By Don McIntosh
In 2009, Joe Crane was working graveyard on the Frito-Lay snack assembly line in Portland. Twelve years later, age 40, he’s national organizing director for a doctors union based in New York City.
Crane caught the union bug at Frito-Lay when he got involved in Bakers Local 364 as a steward, union officer, and volunteer organizer. In 2011, he took a job as a professional union organizer at Communications Workers America Local 7901, supporting union campaigns at a chain of beauty salons and a prominent nonprofit. In 2015, he was off to work for Washington State Nurses Association, and helped 310 hospital technicians unionize at PeaceHealth Southwest Medical Center in Vancouver. In 2017, he became an organizer for the Union of American Physicians and Dentists (UAPD). Headquartered in California, it’s a 2,800-member nationwide affiliate of AFSCME. Last November, Crane helped 120 doctors in Tacoma strike for two days and win N-95 masks, among other gains.
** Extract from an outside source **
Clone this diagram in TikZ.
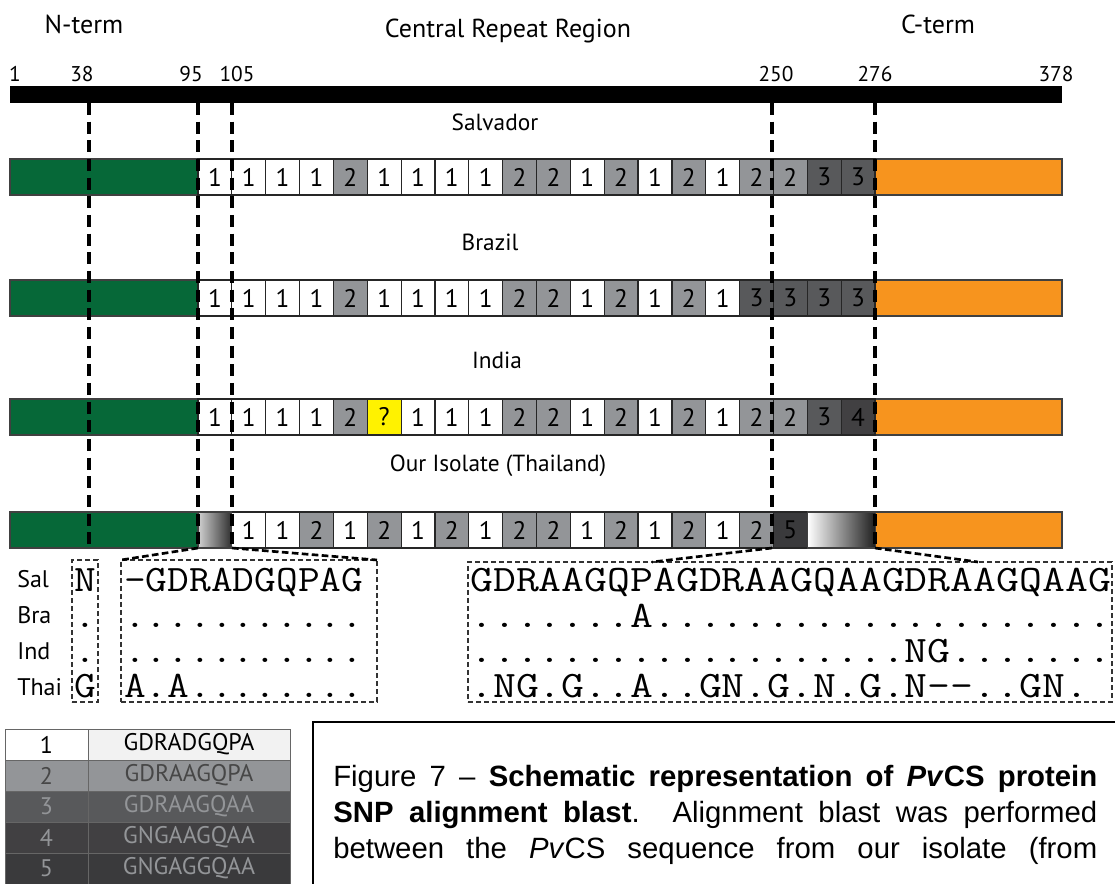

Now, with wife and three young kids, he’s relocated from Washougal to New Jersey so that he can lead the organizing efforts of the Doctors Council. A 3,000-member national affiliate of SEIU, the Doctors Council represents unionized doctors in New York, New Jersey, Pennsylvania, and Illinois.
I caught up with Crane by phone June 23 as he drove across the country, and asked him why doctors are starting to look at unionizing. Here’s what he said:
Joe Crane on why doctors are unionizing
“The general consensus around doctors organizing is that they want to be able to better advocate for their patients. For the older generation, they used to own their practice. They used to be the ones employing the nurses and the techs. By about three years ago, the majority of doctors were employees. They’ve lost that autonomy. Now they’re being told how they’re going to do it, what they’re allowed to treat, how they’re allowed to treat it. And that’s been a breaking point for the older generation. Then the new generation coming in, they don’t want to be told that they can’t have families [because they have to work long hours]. They don’t want to be told that they can’t care for patients. And they’re like, ‘If a union works for the nurses, it should work for us.’
If doctors unionize, it has the potential to change health care. We need to we need to welcome them into the labor movement, because an injury to one is an injury at all.”